OBJECTIVE | Omit pictures and quote the listing below line by line, from its start through the line that holds "dt_duzce = 0.1".

GIVEN INFORMATION |

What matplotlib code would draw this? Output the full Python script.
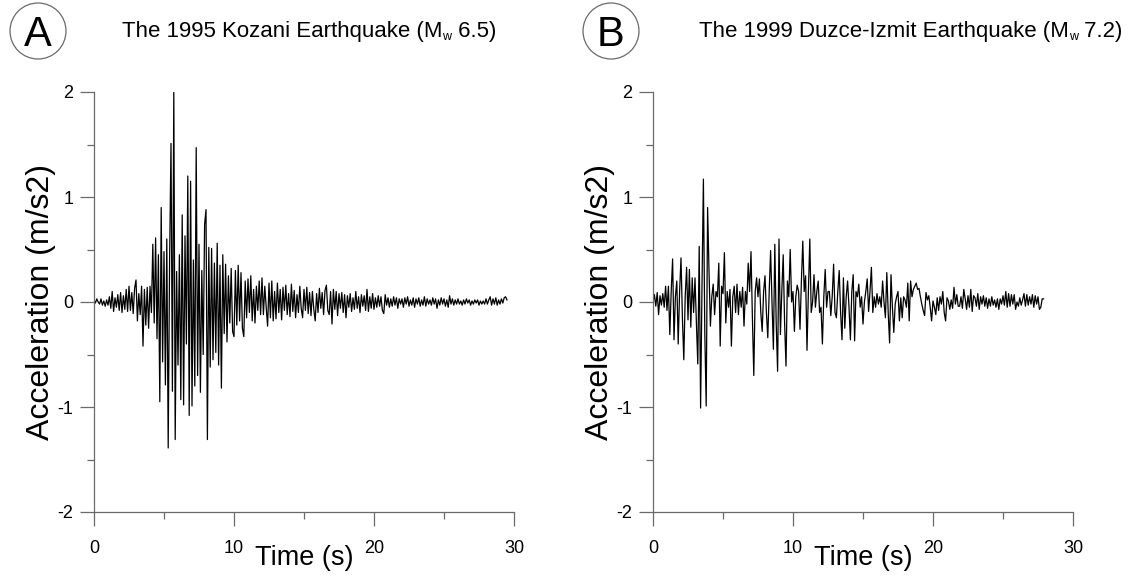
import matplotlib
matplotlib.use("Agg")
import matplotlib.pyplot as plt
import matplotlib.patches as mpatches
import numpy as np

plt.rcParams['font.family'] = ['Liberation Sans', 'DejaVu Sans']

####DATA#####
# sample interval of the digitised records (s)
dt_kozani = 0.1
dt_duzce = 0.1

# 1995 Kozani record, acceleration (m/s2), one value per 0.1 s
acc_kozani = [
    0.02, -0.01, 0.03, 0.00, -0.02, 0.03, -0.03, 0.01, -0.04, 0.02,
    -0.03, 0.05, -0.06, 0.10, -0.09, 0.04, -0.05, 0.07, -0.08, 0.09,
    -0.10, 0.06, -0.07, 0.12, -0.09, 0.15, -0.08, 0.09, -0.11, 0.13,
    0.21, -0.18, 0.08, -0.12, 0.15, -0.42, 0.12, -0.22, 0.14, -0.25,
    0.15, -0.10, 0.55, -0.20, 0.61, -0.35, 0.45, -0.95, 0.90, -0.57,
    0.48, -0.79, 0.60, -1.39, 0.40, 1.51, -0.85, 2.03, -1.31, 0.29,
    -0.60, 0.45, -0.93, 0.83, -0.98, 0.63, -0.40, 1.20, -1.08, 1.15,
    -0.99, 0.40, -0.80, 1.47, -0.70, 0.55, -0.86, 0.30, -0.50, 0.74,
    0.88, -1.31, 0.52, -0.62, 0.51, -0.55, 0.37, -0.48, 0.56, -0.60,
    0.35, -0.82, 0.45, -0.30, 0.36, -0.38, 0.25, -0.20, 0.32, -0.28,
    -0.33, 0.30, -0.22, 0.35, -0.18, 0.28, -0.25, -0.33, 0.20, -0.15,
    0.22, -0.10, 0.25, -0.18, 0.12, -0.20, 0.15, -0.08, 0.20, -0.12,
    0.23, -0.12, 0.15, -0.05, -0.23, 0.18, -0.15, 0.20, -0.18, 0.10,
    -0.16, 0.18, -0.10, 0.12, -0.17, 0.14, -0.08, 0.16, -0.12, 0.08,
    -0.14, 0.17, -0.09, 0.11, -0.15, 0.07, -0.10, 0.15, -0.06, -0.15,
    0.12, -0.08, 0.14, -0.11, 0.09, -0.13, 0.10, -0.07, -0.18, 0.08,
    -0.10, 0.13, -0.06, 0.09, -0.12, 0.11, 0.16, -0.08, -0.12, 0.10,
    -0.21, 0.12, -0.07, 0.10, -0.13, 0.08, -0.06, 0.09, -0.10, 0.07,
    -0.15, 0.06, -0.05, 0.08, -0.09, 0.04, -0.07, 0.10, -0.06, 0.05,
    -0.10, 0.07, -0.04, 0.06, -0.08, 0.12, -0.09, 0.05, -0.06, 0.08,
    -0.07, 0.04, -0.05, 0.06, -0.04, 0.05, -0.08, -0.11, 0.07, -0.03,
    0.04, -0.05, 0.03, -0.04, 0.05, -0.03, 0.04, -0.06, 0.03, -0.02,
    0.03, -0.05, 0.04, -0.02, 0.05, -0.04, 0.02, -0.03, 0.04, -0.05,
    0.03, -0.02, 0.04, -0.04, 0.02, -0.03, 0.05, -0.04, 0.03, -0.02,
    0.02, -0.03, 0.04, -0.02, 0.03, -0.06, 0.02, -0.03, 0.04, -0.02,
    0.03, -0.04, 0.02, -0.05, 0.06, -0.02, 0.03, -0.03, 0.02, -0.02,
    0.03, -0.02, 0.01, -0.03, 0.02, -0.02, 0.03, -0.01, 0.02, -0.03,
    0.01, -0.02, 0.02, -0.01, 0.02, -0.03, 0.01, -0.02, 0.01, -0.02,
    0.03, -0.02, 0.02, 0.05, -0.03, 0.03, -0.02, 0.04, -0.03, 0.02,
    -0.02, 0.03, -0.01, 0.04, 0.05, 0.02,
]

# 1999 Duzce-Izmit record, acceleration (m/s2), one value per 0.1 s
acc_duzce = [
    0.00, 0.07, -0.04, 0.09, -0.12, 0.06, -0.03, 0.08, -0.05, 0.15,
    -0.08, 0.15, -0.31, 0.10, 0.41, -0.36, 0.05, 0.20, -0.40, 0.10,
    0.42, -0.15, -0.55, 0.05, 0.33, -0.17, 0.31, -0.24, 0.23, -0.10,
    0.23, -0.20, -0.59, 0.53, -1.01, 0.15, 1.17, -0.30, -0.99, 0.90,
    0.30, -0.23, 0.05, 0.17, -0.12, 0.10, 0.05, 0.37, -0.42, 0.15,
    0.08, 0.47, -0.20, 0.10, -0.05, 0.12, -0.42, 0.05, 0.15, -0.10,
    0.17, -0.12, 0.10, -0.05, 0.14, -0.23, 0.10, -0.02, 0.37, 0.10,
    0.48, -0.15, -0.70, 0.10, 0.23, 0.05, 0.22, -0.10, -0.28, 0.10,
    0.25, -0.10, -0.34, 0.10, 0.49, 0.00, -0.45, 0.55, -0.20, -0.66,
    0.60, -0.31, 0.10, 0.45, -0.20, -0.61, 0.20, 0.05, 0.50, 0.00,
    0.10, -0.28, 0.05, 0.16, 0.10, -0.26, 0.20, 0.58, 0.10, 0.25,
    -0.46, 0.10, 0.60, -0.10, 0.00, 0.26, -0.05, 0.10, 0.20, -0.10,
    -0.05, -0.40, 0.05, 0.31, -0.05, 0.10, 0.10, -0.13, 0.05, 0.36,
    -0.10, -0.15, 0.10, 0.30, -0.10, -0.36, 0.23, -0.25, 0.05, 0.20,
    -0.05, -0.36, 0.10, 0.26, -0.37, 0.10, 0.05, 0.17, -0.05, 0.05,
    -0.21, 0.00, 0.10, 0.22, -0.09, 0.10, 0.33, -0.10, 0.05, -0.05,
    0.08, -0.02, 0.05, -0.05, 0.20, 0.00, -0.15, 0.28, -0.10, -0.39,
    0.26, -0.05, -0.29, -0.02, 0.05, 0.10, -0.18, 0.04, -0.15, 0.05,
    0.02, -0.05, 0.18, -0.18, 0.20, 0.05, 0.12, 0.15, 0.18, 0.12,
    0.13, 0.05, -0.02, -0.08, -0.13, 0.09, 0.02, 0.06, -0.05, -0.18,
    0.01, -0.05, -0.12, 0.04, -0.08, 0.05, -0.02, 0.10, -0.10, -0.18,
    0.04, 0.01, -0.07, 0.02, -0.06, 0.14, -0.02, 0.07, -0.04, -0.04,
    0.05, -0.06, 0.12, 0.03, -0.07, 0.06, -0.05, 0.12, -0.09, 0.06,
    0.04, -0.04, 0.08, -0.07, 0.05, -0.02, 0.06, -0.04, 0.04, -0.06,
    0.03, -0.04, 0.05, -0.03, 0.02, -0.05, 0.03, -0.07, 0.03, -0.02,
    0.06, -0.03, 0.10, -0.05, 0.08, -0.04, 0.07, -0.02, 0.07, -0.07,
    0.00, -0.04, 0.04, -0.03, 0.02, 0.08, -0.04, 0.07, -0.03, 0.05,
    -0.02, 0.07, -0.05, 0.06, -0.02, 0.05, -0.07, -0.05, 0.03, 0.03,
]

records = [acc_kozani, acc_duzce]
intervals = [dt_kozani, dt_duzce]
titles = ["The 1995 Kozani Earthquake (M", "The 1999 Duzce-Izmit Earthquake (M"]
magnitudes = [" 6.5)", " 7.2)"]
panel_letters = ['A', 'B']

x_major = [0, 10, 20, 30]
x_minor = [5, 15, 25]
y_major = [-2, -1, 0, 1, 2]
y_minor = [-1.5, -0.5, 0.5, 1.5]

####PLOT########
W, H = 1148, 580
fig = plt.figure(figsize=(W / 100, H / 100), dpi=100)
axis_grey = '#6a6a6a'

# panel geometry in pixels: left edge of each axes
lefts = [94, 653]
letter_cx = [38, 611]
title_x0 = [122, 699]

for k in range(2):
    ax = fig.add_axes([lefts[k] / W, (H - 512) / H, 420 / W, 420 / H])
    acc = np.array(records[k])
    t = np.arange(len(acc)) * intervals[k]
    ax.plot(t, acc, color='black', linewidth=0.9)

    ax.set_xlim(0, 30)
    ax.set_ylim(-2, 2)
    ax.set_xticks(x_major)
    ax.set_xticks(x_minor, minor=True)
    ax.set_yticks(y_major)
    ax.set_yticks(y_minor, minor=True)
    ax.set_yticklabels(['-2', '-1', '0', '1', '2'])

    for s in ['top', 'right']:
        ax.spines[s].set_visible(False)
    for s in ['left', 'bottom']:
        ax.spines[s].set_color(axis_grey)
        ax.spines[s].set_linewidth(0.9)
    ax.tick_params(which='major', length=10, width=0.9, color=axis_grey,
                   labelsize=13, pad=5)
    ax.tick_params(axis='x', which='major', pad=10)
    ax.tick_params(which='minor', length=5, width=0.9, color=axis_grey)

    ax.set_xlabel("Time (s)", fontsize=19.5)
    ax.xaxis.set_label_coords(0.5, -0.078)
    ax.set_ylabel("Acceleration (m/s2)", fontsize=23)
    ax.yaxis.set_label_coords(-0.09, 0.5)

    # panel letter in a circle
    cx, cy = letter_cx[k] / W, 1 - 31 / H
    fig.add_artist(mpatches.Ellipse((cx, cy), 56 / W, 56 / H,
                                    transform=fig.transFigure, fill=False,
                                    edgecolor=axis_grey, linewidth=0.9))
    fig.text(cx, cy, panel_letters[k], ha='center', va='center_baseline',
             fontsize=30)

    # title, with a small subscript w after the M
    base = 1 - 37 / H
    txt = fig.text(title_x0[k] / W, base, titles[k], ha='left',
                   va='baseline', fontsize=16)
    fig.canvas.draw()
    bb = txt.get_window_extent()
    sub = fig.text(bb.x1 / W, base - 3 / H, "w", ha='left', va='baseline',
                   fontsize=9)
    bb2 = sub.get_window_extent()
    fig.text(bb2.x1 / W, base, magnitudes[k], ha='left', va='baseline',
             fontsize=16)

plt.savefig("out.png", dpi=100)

TASK RESULT |
What matplotlib code would draw this? Output the full Python script.
import matplotlib
matplotlib.use("Agg")
import matplotlib.pyplot as plt
import matplotlib.patches as mpatches
import numpy as np

plt.rcParams['font.family'] = ['Liberation Sans', 'DejaVu Sans']

####DATA#####
# sample interval of the digitised records (s)
dt_kozani = 0.1
dt_duzce = 0.1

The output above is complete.